What the task asks — Starting with the first line of the listing, quote each line exactly until and including the one with "const HEIGHT = 553;", leaving pictures out.

Recorded information —

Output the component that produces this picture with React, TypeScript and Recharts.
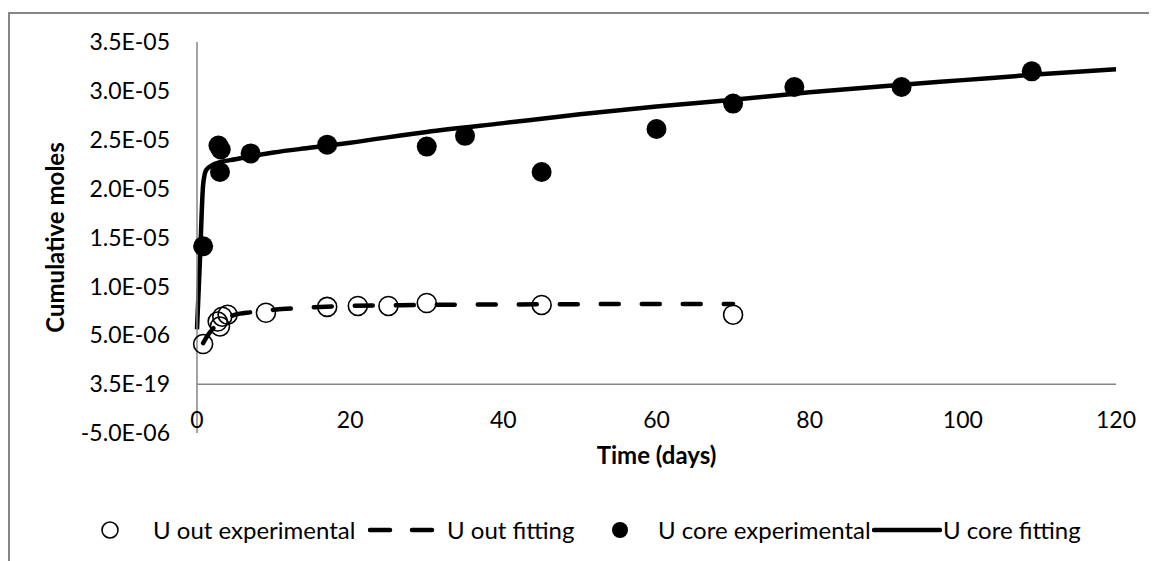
import React from "react";
import {
  ComposedChart,
  Line,
  Scatter,
  XAxis,
  YAxis,
  ReferenceLine,
  Legend,
} from "recharts";

const FONT = "Lato, 'Liberation Sans', sans-serif";
const AXIS_GRAY = "#868686";

const X_TICKS = [0, 20, 40, 60, 80, 100, 120];
const Y_TICKS = [-5e-6, 0, 5e-6, 1e-5, 1.5e-5, 2e-5, 2.5e-5, 3e-5, 3.5e-5];
const Y_LABELS = [
  "-5.0E-06",
  "3.5E-19",
  "5.0E-06",
  "1.0E-05",
  "1.5E-05",
  "2.0E-05",
  "2.5E-05",
  "3.0E-05",
  "3.5E-05",
];

// U out experimental (open circles)
const outExpDays = [0.8, 3, 2.7, 3.3, 4, 9, 17, 21, 25, 30, 45, 70];
const outExpMoles = [
  4.1e-6, 5.9e-6, 6.4e-6, 6.9e-6, 7.1e-6, 7.3e-6, 7.9e-6, 8.0e-6, 8.0e-6,
  8.3e-6, 8.1e-6, 7.1e-6,
];

// U out fitting (dashed)
const outFitDays = [0.8, 1.5, 2, 3, 4, 5, 7, 10, 15, 20, 25, 30, 40, 50, 60, 70];
const outFitMoles = [
  4.2e-6, 5.1e-6, 5.6e-6, 6.3e-6, 6.8e-6, 7.1e-6, 7.35e-6, 7.6e-6, 7.85e-6,
  8.0e-6, 8.05e-6, 8.1e-6, 8.15e-6, 8.18e-6, 8.2e-6, 8.2e-6,
];

// U core experimental (filled circles)
const coreExpDays = [0.8, 2.8, 3.1, 3, 7, 17, 30, 35, 45, 60, 70, 78, 92, 109];
const coreExpMoles = [
  1.41e-5, 2.44e-5, 2.4e-5, 2.17e-5, 2.36e-5, 2.45e-5, 2.43e-5, 2.54e-5,
  2.17e-5, 2.61e-5, 2.87e-5, 3.04e-5, 3.04e-5, 3.2e-5,
];

// U core fitting (solid)
const coreFitDays = [0, 0.4, 0.8, 1.2, 2, 3, 5, 7, 10, 15, 20, 30, 40, 50, 60, 70, 80, 90, 100, 110, 120];
const coreFitMoles = [
  5.6e-6, 1.3e-5, 2.04e-5, 2.19e-5, 2.24e-5, 2.27e-5, 2.3e-5, 2.33e-5,
  2.37e-5, 2.42e-5, 2.47e-5, 2.58e-5, 2.67e-5, 2.76e-5, 2.84e-5, 2.91e-5,
  2.985e-5, 3.05e-5, 3.11e-5, 3.17e-5, 3.22e-5,
];

const zip = (xs: number[], ys: number[]) => xs.map((x, i) => ({ x, y: ys[i] }));

const outExp = zip(outExpDays, outExpMoles);
const outFit = zip(outFitDays, outFitMoles);
const coreExp = zip(coreExpDays, coreExpMoles);
const coreFit = zip(coreFitDays, coreFitMoles);

const WIDTH = 1149;
const HEIGHT = 553;

function OpenDot(props: any) {
  const { cx, cy } = props;
  if (cx == null || cy == null) return null;
  return <circle cx={cx} cy={cy} r={9.5} fill="none" stroke="#000" strokeWidth={1.6} />;
}

function FilledDot(props: any) {
  const { cx, cy } = props;
  if (cx == null || cy == null) return null;
  return <circle cx={cx} cy={cy} r={10} fill="#000" />;
}

function XTick(props: any) {
  const { x, y, payload } = props;
  return (
    <text x={x} y={y} dy={-5} textAnchor="middle" fontFamily={FONT} fontSize={23} fill="#000">
      {payload.value}
    </text>
  );
}

const legendItems = [
  { label: "U out experimental", icon: "open", iconX: 102, textX: 145 },
  { label: "U out fitting", icon: "dash", iconX: 360, textX: 439 },
  { label: "U core experimental", icon: "filled", iconX: 612, textX: 650 },
  { label: "U core fitting", icon: "solid", iconX: 864, textX: 935 },
];

function LegendIcon({ kind }: { kind: string }) {
  if (kind === "open")
    return (
      <svg width={20} height={20} style={{ position: "absolute", left: -10, top: 10 }}>
        <circle cx={10} cy={10} r={8} fill="none" stroke="#000" strokeWidth={1.6} />
      </svg>
    );
  if (kind === "filled")
    return (
      <svg width={20} height={20} style={{ position: "absolute", left: -10, top: 10 }}>
        <circle cx={10} cy={10} r={8} fill="#000" />
      </svg>
    );
  return (
    <svg width={70} height={10} style={{ position: "absolute", left: 0, top: 15 }}>
      <line
        x1={2}
        x2={kind === "dash" ? 65 : 68}
        y1={5}
        y2={5}
        stroke="#000"
        strokeWidth={4.5}
        strokeLinecap="round"
        strokeDasharray={kind === "dash" ? "20 22" : undefined}
      />
    </svg>
  );
}

function ChartLegend() {
  return (
    <div style={{ position: "relative", width: WIDTH, height: 40 }}>
      {legendItems.map((item) => (
        <React.Fragment key={item.label}>
          <div style={{ position: "absolute", left: item.iconX, top: 0 }}>
            <LegendIcon kind={item.icon} />
          </div>
          <span
            style={{
              position: "absolute",
              left: item.textX,
              top: 6,
              fontFamily: FONT,
              fontSize: 24,
              lineHeight: "28px",
              color: "#000",
              whiteSpace: "nowrap",
            }}
          >
            {item.label}
          </span>
        </React.Fragment>
      ))}
    </div>
  );
}

export default function App() {
  return (
    <div style={{ position: "relative", width: WIDTH, height: HEIGHT, background: "#fff" }}>
      <div
        style={{
          position: "absolute",
          left: 0,
          top: 4,
          width: WIDTH + 20,
          height: HEIGHT + 20,
          borderLeft: `2px solid ${AXIS_GRAY}`,
          borderTop: `2px solid ${AXIS_GRAY}`,
          boxSizing: "border-box",
        }}
      />
      <ComposedChart
        width={WIDTH}
        height={HEIGHT}
        margin={{ top: 34, right: 41, bottom: 11, left: 29 }}
        style={{ position: "relative" }}
      >
        <XAxis
          type="number"
          dataKey="x"
          domain={[0, 120]}
          ticks={X_TICKS}
          interval={0}
          height={77}
          axisLine={false}
          tickLine={false}
          tickSize={0}
          tickMargin={0}
          tick={<XTick />}
          label={{
            value: "Time (days)",
            position: "insideTop",
            offset: 14,
            fontFamily: FONT,
            fontSize: 24,
            fontWeight: 700,
            fill: "#000",
          }}
        />
        <YAxis
          type="number"
          dataKey="y"
          domain={[-5e-6, 3.5e-5]}
          ticks={Y_TICKS}
          interval={0}
          width={160}
          axisLine={{ stroke: AXIS_GRAY, strokeWidth: 1.5 }}
          tickLine={false}
          tickSize={6}
          tickMargin={21}
          tickFormatter={(_v: number, i: number) => Y_LABELS[i]}
          tick={{ fontFamily: FONT, fontSize: 23, fill: "#000" }}
          label={{
            value: "Cumulative moles",
            angle: -90,
            position: "insideLeft",
            offset: 18,
            fontFamily: FONT,
            fontSize: 24,
            fontWeight: 700,
            fill: "#000",
            style: { textAnchor: "middle" },
          }}
        />
        <ReferenceLine y={0} stroke={AXIS_GRAY} strokeWidth={1.5} />
        <Scatter
          name="U out experimental"
          data={outExp}
          dataKey="y"
          shape={<OpenDot />}
          isAnimationActive={false}
        />
        <Line
          name="U out fitting"
          data={outFit}
          dataKey="y"
          type="monotone"
          stroke="#000"
          strokeWidth={4.5}
          strokeDasharray="18 23"
          strokeLinecap="round"
          dot={false}
          activeDot={false}
          isAnimationActive={false}
        />
        <Scatter
          name="U core experimental"
          data={coreExp}
          dataKey="y"
          shape={<FilledDot />}
          isAnimationActive={false}
        />
        <Line
          name="U core fitting"
          data={coreFit}
          dataKey="y"
          type="monotone"
          stroke="#000"
          strokeWidth={4.5}
          dot={false}
          activeDot={false}
          isAnimationActive={false}
        />
        <Legend
          verticalAlign="bottom"
          content={<ChartLegend />}
          wrapperStyle={{ left: 0, width: WIDTH }}
        />
      </ComposedChart>
    </div>
  );
}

Exercise solution —
Output the component that produces this picture with React, TypeScript and Recharts.
import React from "react";
import {
  ComposedChart,
  Line,
  Scatter,
  XAxis,
  YAxis,
  ReferenceLine,
  Legend,
} from "recharts";

const FONT = "Lato, 'Liberation Sans', sans-serif";
const AXIS_GRAY = "#868686";

const X_TICKS = [0, 20, 40, 60, 80, 100, 120];
const Y_TICKS = [-5e-6, 0, 5e-6, 1e-5, 1.5e-5, 2e-5, 2.5e-5, 3e-5, 3.5e-5];
const Y_LABELS = [
  "-5.0E-06",
  "3.5E-19",
  "5.0E-06",
  "1.0E-05",
  "1.5E-05",
  "2.0E-05",
  "2.5E-05",
  "3.0E-05",
  "3.5E-05",
];

// U out experimental (open circles)
const outExpDays = [0.8, 3, 2.7, 3.3, 4, 9, 17, 21, 25, 30, 45, 70];
const outExpMoles = [
  4.1e-6, 5.9e-6, 6.4e-6, 6.9e-6, 7.1e-6, 7.3e-6, 7.9e-6, 8.0e-6, 8.0e-6,
  8.3e-6, 8.1e-6, 7.1e-6,
];

// U out fitting (dashed)
const outFitDays = [0.8, 1.5, 2, 3, 4, 5, 7, 10, 15, 20, 25, 30, 40, 50, 60, 70];
const outFitMoles = [
  4.2e-6, 5.1e-6, 5.6e-6, 6.3e-6, 6.8e-6, 7.1e-6, 7.35e-6, 7.6e-6, 7.85e-6,
  8.0e-6, 8.05e-6, 8.1e-6, 8.15e-6, 8.18e-6, 8.2e-6, 8.2e-6,
];

// U core experimental (filled circles)
const coreExpDays = [0.8, 2.8, 3.1, 3, 7, 17, 30, 35, 45, 60, 70, 78, 92, 109];
const coreExpMoles = [
  1.41e-5, 2.44e-5, 2.4e-5, 2.17e-5, 2.36e-5, 2.45e-5, 2.43e-5, 2.54e-5,
  2.17e-5, 2.61e-5, 2.87e-5, 3.04e-5, 3.04e-5, 3.2e-5,
];

// U core fitting (solid)
const coreFitDays = [0, 0.4, 0.8, 1.2, 2, 3, 5, 7, 10, 15, 20, 30, 40, 50, 60, 70, 80, 90, 100, 110, 120];
const coreFitMoles = [
  5.6e-6, 1.3e-5, 2.04e-5, 2.19e-5, 2.24e-5, 2.27e-5, 2.3e-5, 2.33e-5,
  2.37e-5, 2.42e-5, 2.47e-5, 2.58e-5, 2.67e-5, 2.76e-5, 2.84e-5, 2.91e-5,
  2.985e-5, 3.05e-5, 3.11e-5, 3.17e-5, 3.22e-5,
];

const zip = (xs: number[], ys: number[]) => xs.map((x, i) => ({ x, y: ys[i] }));

const outExp = zip(outExpDays, outExpMoles);
const outFit = zip(outFitDays, outFitMoles);
const coreExp = zip(coreExpDays, coreExpMoles);
const coreFit = zip(coreFitDays, coreFitMoles);

const WIDTH = 1149;
const HEIGHT = 553;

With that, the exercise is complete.